You’ll also need to grant permission to Vercel inside GitHub for a specific repository or all repositories where you host code. Just open the dropdown on your account profile and hit Settings, then scroll down to the left-hand Integrations -> Applications option and click it. Now, scroll down in the main page to the Repository Access section. There, you can either grant access to Vercel to the specific repository (as shown in Figure 1) or all of them.
Next, go to Vercel and import the repository. Notice how Vercel detects the application as a SvelteKit application. It should seamlessly import and deploy the application.

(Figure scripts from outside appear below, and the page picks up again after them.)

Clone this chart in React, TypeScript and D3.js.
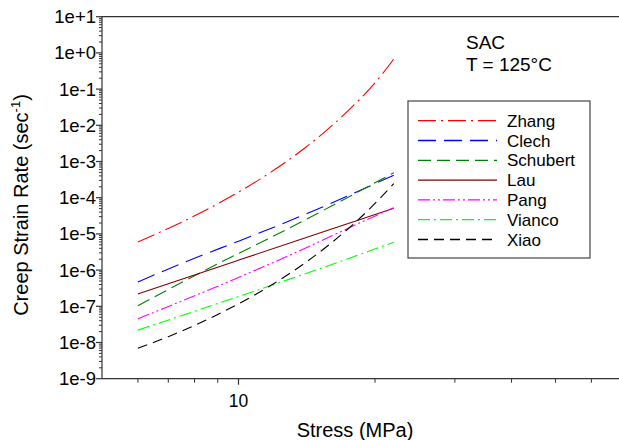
import React from "react";
import * as d3 from "d3";

const W = 619;
const H = 440;

// Stress (MPa) sample points and creep strain rates (1/s)
const zhangStress = [6, 7, 8, 9, 10, 12, 14, 16, 18, 20, 22];
const zhangRate = [6.0e-6, 1.42e-5, 3.15e-5, 6.8e-5, 1.42e-4, 5.9e-4, 2.36e-3, 9.3e-3, 3.7e-2, 0.149, 0.68];

const clechStress = [6, 7.9, 10, 11.7, 16, 22];
const clechRate = [4.7e-7, 2.0e-6, 6.3e-6, 1.37e-5, 7.0e-5, 4.2e-4];

const schubertStress = [6, 9.5, 11.7, 16, 22];
const schubertRate = [1.04e-7, 2.1e-6, 7.6e-6, 5.8e-5, 4.9e-4];

const lauStress = [6, 10, 14, 18, 22];
const lauRate = [2.2e-7, 1.88e-6, 7.7e-6, 2.2e-5, 5.1e-5];

const pangStress = [6, 12.5, 20.2, 22];
const pangRate = [4.5e-8, 2.1e-6, 3.3e-5, 5.3e-5];

const viancoStress = [6, 17.5, 22];
const viancoRate = [2.2e-8, 2.1e-6, 5.9e-6];

const xiaoStress = [6, 7, 8, 9, 10, 12, 14, 16, 18, 20, 22];
const xiaoRate = [6.9e-9, 1.45e-8, 2.97e-8, 5.96e-8, 1.17e-7, 4.35e-7, 1.56e-6, 5.55e-6, 1.96e-5, 6.93e-5, 2.44e-4];

const seriesNames = ["Zhang", "Clech", "Schubert", "Lau", "Pang", "Vianco", "Xiao"];
const seriesColors = ["#ff0000", "#0000ff", "#008000", "#800000", "#ff00ff", "#00ff00", "#000000"];
const seriesDashes = ["18,5,2,5", "18,8", "13,6", "", "12,3,2,3,2,3", "12,4,2,4", "10,6"];
const seriesStress = [zhangStress, clechStress, schubertStress, lauStress, pangStress, viancoStress, xiaoStress];
const seriesRate = [zhangRate, clechRate, schubertRate, lauRate, pangRate, viancoRate, xiaoRate];

const yTickValues = [1e1, 1e0, 1e-1, 1e-2, 1e-3, 1e-4, 1e-5, 1e-6, 1e-7, 1e-8, 1e-9];
const yTickLabels = ["1e+1", "1e+0", "1e-1", "1e-2", "1e-3", "1e-4", "1e-5", "1e-6", "1e-7", "1e-8", "1e-9"];
const xMajorTicks = [10];
const xMinorTicks = [6, 7, 8, 9, 20, 30, 40, 50, 60, 70, 80, 90];

const FONT = "'Liberation Sans', Arial, Helvetica, sans-serif";

export default function App() {
  const left = 102;
  const top = 16.7;
  const bottom = 378.7;
  const right = 692;

  const x = d3.scaleLog().domain([5, 100]).range([left, right]);
  const y = d3.scaleLog().domain([1e-9, 1e1]).range([bottom, top]);

  const line = d3
    .line<[number, number]>()
    .x((d) => x(d[0]))
    .y((d) => y(d[1]))
    .curve(d3.curveMonotoneX);

  const yMinor: number[] = [];
  for (let e = -9; e < 1; e++) {
    for (let m = 2; m <= 9; m++) yMinor.push(m * Math.pow(10, e));
  }

  const legendX = 408;
  const legendY = 101;
  const legendRows = seriesNames.map((_, i) => 120.7 + i * 19.8);

  return (
    <svg
      width={W}
      height={H}
      style={{ position: "absolute", left: 0, top: 0, background: "#fff" }}
      fontFamily={FONT}
    >
      <defs>
        <clipPath id="plotclip">
          <rect x={left} y={top} width={right - left} height={bottom - top} />
        </clipPath>
      </defs>
      <rect x={0} y={0} width={W} height={H} fill="#fff" />

      {/* curves */}
      <g clipPath="url(#plotclip)">
        {seriesNames.map((name, i) => (
          <path
            key={name}
            d={line(seriesStress[i].map((s, j) => [s, seriesRate[i][j]] as [number, number])) || ""}
            fill="none"
            stroke={seriesColors[i]}
            strokeWidth={1.1}
            strokeDasharray={seriesDashes[i] || undefined}
          />
        ))}
      </g>

      {/* frame lines */}
      <line x1={left} x2={W} y1={top} y2={top} stroke="#333" strokeWidth={1.2} />
      <line x1={left} x2={W} y1={bottom} y2={bottom} stroke="#333" strokeWidth={1.2} />
      <line x1={left} x2={left} y1={top} y2={bottom} stroke="#333" strokeWidth={1.2} />

      {/* y ticks */}
      {yMinor.map((v, i) => (
        <line key={"ym" + i} x1={left - 3} x2={left} y1={y(v)} y2={y(v)} stroke="#333" strokeWidth={1} />
      ))}
      {yTickValues.map((v, i) => (
        <g key={"yt" + i}>
          <line x1={left - 6} x2={left} y1={y(v)} y2={y(v)} stroke="#333" strokeWidth={1.2} />
          <text x={left - 6} y={y(v) + 6.5} textAnchor="end" fontSize={18.5} fill="#000">
            {yTickLabels[i]}
          </text>
        </g>
      ))}

      {/* x ticks */}
      {xMinorTicks.map((v, i) => (
        <line key={"xm" + i} x1={x(v)} x2={x(v)} y1={bottom} y2={bottom + 4} stroke="#333" strokeWidth={1} />
      ))}
      {xMajorTicks.map((v, i) => (
        <g key={"xt" + i}>
          <line x1={x(v)} x2={x(v)} y1={bottom} y2={bottom + 6} stroke="#333" strokeWidth={1.2} />
          <text x={x(v)} y={bottom + 28} textAnchor="middle" fontSize={17.5} fill="#000">
            {String(v)}
          </text>
        </g>
      ))}

      {/* axis titles */}
      <text x={355} y={437} textAnchor="middle" fontSize={20} fill="#000">
        Stress (MPa)
      </text>
      <text transform="translate(28,205) rotate(-90)" textAnchor="middle" fontSize={20} fill="#000">
        Creep Strain Rate (sec
        <tspan fontSize={13} dy={-8}>-1</tspan>
        <tspan dy={8}>)</tspan>
      </text>

      {/* annotation */}
      <text x={466} y={49} fontSize={19} fill="#000">SAC</text>
      <text x={466} y={70.5} fontSize={19} fill="#000">T = 125°C</text>

      {/* legend */}
      <rect x={legendX} y={legendY} width={182} height={157} fill="#fff" stroke="#444" strokeWidth={1.2} />
      {seriesNames.map((name, i) => (
        <g key={"lg" + name}>
          <line
            x1={418}
            x2={497}
            y1={legendRows[i]}
            y2={legendRows[i]}
            stroke={seriesColors[i]}
            strokeWidth={1.3}
            strokeDasharray={seriesDashes[i] || undefined}
          />
          <text x={507} y={legendRows[i] + 6} fontSize={17} fill="#000">
            {name}
          </text>
        </g>
      ))}
    </svg>
  );
}
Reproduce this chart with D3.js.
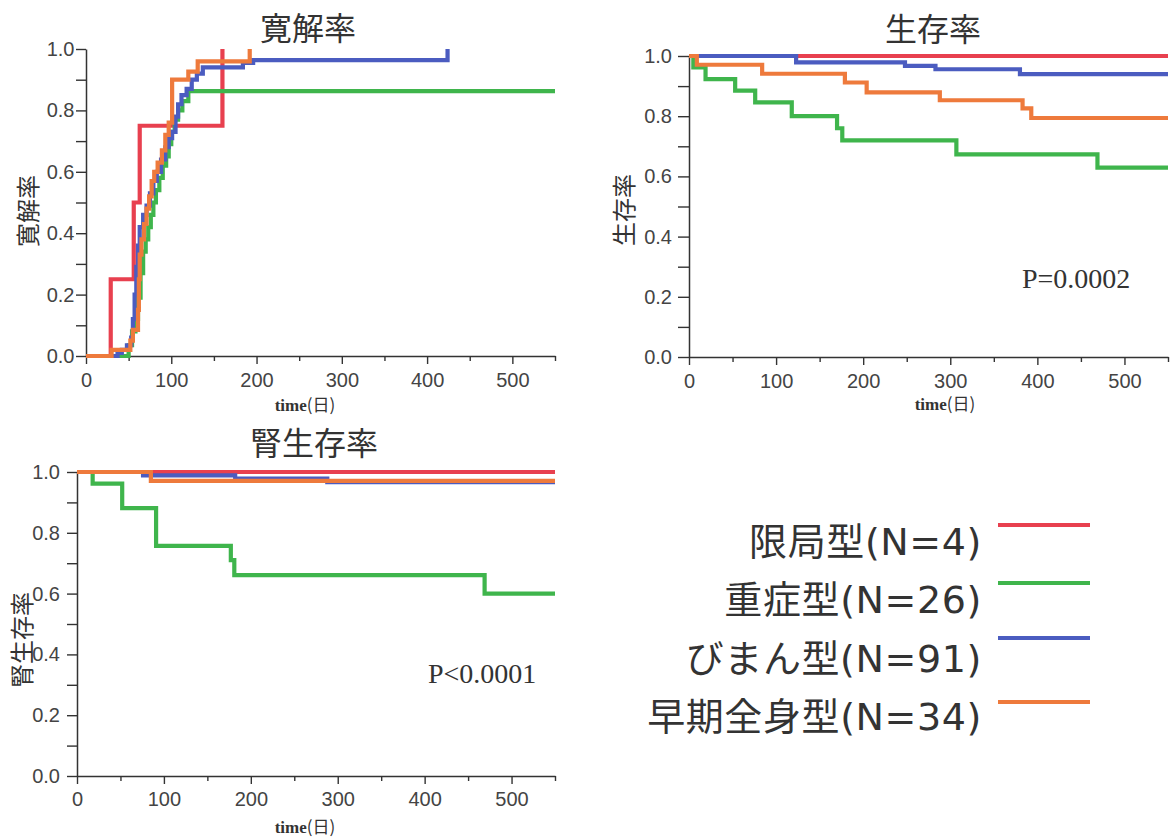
<!DOCTYPE html>
<html><head><meta charset="utf-8">
<script src="https://cdn.jsdelivr.net/npm/d3@7"></script>
<style>
body{margin:0;background:#fff}
svg{display:block;background:#fff}
.axis .domain{stroke:#333;stroke-width:1.5}
.axis .tick line{stroke:#333;stroke-width:1.4}
.axis .tick text{fill:#444;font-family:"Liberation Sans",Arial,sans-serif;font-size:20px}
</style>
</head><body>
<svg id="c" width="1175" height="840"></svg>
<script>
// ---------- data ----------
const groups = ["限局型(N=4)", "重症型(N=26)", "びまん型(N=91)", "早期全身型(N=34)"];
const xTicks = [0, 100, 200, 300, 400, 500];
const xMinorTicks = [50, 150, 250, 350, 450, 550];
const yTicks = [0, 0.1, 0.2, 0.3, 0.4, 0.5, 0.6, 0.7, 0.8, 0.9, 1.0];
const titles = ["寛解率", "生存率", "腎生存率"];
const pValues = ["", "P=0.0002", "P<0.0001"];
const xLabel = "time";
const xLabelUnit = "(日)";

// 寛解率 (cumulative remission), [day, rate]
const remRed = [[0,0],[29,0.25],[56,0.5],[63,0.75],[160,1.0]];
const remGreen = [[0,0],[50,0.035],[54,0.08],[58,0.12],[61,0.19],[64,0.27],[67,0.34],[70,0.38],[73,0.42],[76,0.46],[79,0.5],[82,0.54],[86,0.58],[90,0.62],[94,0.65],[97,0.69],[100,0.73],[104,0.77],[108,0.8],[113,0.83],[120,0.863],[550,0.863]];
const remBlue = [[0,0],[37,0.01],[42,0.02],[48,0.035],[53,0.06],[55,0.12],[57,0.2],[59,0.29],[61,0.36],[63,0.42],[67,0.46],[71,0.49],[75,0.53],[79,0.57],[83,0.6],[88,0.64],[93,0.68],[97,0.71],[101,0.73],[105,0.78],[108,0.82],[112,0.85],[118,0.87],[124,0.9],[130,0.92],[137,0.94],[184,0.955],[196,0.964],[424,1.0]];
const remOrange = [[0,0],[30,0.02],[52,0.05],[55,0.085],[61,0.15],[62,0.25],[63,0.33],[65,0.38],[68,0.43],[71,0.48],[74,0.52],[77,0.57],[80,0.6],[84,0.63],[89,0.67],[93,0.72],[97,0.76],[101,0.9],[120,0.926],[131,0.96],[192,1.0]];

// 生存率 (overall survival)
const osRed = [[0,1],[550,1]];
const osGreen = [[0,1],[5,0.962],[19,0.923],[53,0.885],[76,0.846],[118,0.80],[170,0.76],[176,0.72],[307,0.673],[469,0.629],[550,0.629]];
const osBlue = [[0,1],[123,0.979],[248,0.967],[283,0.956],[380,0.94],[550,0.94]];
const osOrange = [[0,1],[9,0.971],[84,0.941],[179,0.912],[204,0.879],[288,0.853],[383,0.826],[393,0.794],[550,0.794]];

// 腎生存率 (renal survival)
const rsRed = [[0,1],[550,1]];
const rsGreen = [[0,1],[18,0.962],[52,0.881],[91,0.757],[177,0.71],[181,0.661],[469,0.60],[550,0.60]];
const rsBlue = [[0,1],[76,0.989],[182,0.978],[288,0.967],[550,0.967]];
const rsOrange = [[0,1],[85,0.971],[550,0.971]];

// ---------- style / layout ----------
const colors = ["#e8404f", "#3fb54c", "#4b5cc0", "#ee7a3c"];
const cjk = '"Noto Sans CJK JP","Noto Sans CJK SC",sans-serif';

const panels = [
  {series:[remRed, remGreen, remBlue, remOrange], x0:86, x1:555, yT:49, yB:356, yTick:10, yPad:1.5, xPad:9,
   title:[308,40], ylab:[26,211], xlab:[305,411], p:null},
  {series:[osRed, osGreen, osBlue, osOrange], x0:689, x1:1168, yT:56, yB:357, yTick:11, yPad:6, xPad:9,
   title:[933,41], ylab:[622,210], xlab:[945,410], p:[1022,288]},
  {series:[rsRed, rsGreen, rsBlue, rsOrange], x0:77, x1:555, yT:472, yB:776, yTick:10, yPad:7, xPad:8,
   title:[314,455], ylab:[20,640], xlab:[305,833], p:[428,683]}
];

const svg = d3.select("#c");
svg.append("rect").attr("width",1175).attr("height",840).attr("fill","#fff");

panels.forEach((P, i) => {
  const x = d3.scaleLinear().domain([0, 550]).range([P.x0, P.x1]);
  const y = d3.scaleLinear().domain([0, 1]).range([P.yB, P.yT]);
  const g = svg.append("g");

  // minor x ticks
  g.append("g").attr("class","axis").attr("transform",`translate(0,${P.yB})`)
    .call(d3.axisBottom(x).tickValues(xMinorTicks).tickSize(5).tickFormat("").tickSizeOuter(0))
    .call(a => a.select(".domain").remove());
  // major x axis
  g.append("g").attr("class","axis").attr("transform",`translate(0,${P.yB})`)
    .call(d3.axisBottom(x).tickValues(xTicks).tickSize(8).tickPadding(P.xPad).tickSizeOuter(0).tickFormat(d3.format("d")));
  // y axis
  g.append("g").attr("class","axis").attr("transform",`translate(${P.x0},0)`)
    .call(d3.axisLeft(y).tickValues(yTicks).tickSize(P.yTick).tickPadding(P.yPad).tickSizeOuter(0)
      .tickFormat(d => (Math.round(d*10) % 2 === 0) ? d3.format(".1f")(d) : ""));

  // curves
  const line = d3.line().x(d => x(d[0])).y(d => y(d[1])).curve(d3.curveStepAfter);
  P.series.forEach((s, k) => {
    g.append("path").datum(s).attr("d", line)
      .attr("fill","none").attr("stroke", colors[k]).attr("stroke-width",4.2)
      .attr("stroke-linejoin","miter").attr("stroke-linecap","butt");
  });

  // title
  g.append("text").attr("x",P.title[0]).attr("y",P.title[1]).attr("text-anchor","middle")
    .attr("font-family",cjk).attr("font-size",32).attr("fill","#333").text(titles[i]);
  // y label
  g.append("text").attr("transform",`translate(${P.ylab[0]},${P.ylab[1]}) rotate(-90)`)
    .attr("text-anchor","middle").attr("dominant-baseline","central")
    .attr("font-family",cjk).attr("font-size",24).attr("fill","#333").text(titles[i]);
  // x label
  const xl = g.append("text").attr("x",P.xlab[0]).attr("y",P.xlab[1]).attr("text-anchor","middle")
    .attr("fill","#333").attr("font-size",17);
  xl.append("tspan").attr("font-family",'"Liberation Serif","Times New Roman",serif').attr("font-weight","bold").text(xLabel);
  xl.append("tspan").attr("font-family",cjk).text(xLabelUnit);
  // p value
  if (P.p) {
    g.append("text").attr("x",P.p[0]).attr("y",P.p[1])
      .attr("font-family",'"Liberation Serif","Times New Roman",serif').attr("font-size",28)
      .attr("fill","#333").text(pValues[i]);
  }
});

// legend
const legY = [525, 583, 638, 702];
const legBase = [555, 613, 672, 730];
const leg = svg.append("g");
groups.forEach((name, k) => {
  leg.append("text").attr("x",982).attr("y",legBase[k]).attr("text-anchor","end")
    .attr("font-family",'"DejaVu Sans","Noto Sans CJK JP",sans-serif').attr("font-size",38)
    .attr("letter-spacing",0.6).attr("fill","#333").text(name);
  leg.append("line").attr("x1",998).attr("x2",1090).attr("y1",legY[k]).attr("y2",legY[k])
    .attr("stroke",colors[k]).attr("stroke-width",4);
});
</script>
</body></html>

Now, go to Vercel and you should see your application in the dashboard. Click on it and it’ll open the summary, which should look similar to the screen in Figure 2.
You can click and open the running application at a URL like sveltekit-vercel-mongo.vercel.app.
If you enter a new apothegm and author, you should be able to reload the console using the MongoDB Atlas database collection view and see it reflected there. You production application is now up and working against a database.
Conclusion
There are three components to this stack, and they all work together fairly seamlessly. Vercel did a lot of lifting behind the scenes to make the production deployment happen. Among other things, notice that it can be configured to automatically deploy new pushes to the main branch.
Also notice that the build logs are available, as well as logs of the running application. The back-end part of the SvelteKit application was deployed as a serverless function, so its logs are available by clicking Deployments –> Functions.
Obviously, there's work to be done to harden this demo application into something you could actually use (as an example, you would want different databases for development and production). What is interesting is that you already have a powerful full-stack framework (SvelteKit), deployment pipeline (Vercel), and data store (MongoDB). And the whole things runs on infrastructure that can scale massively.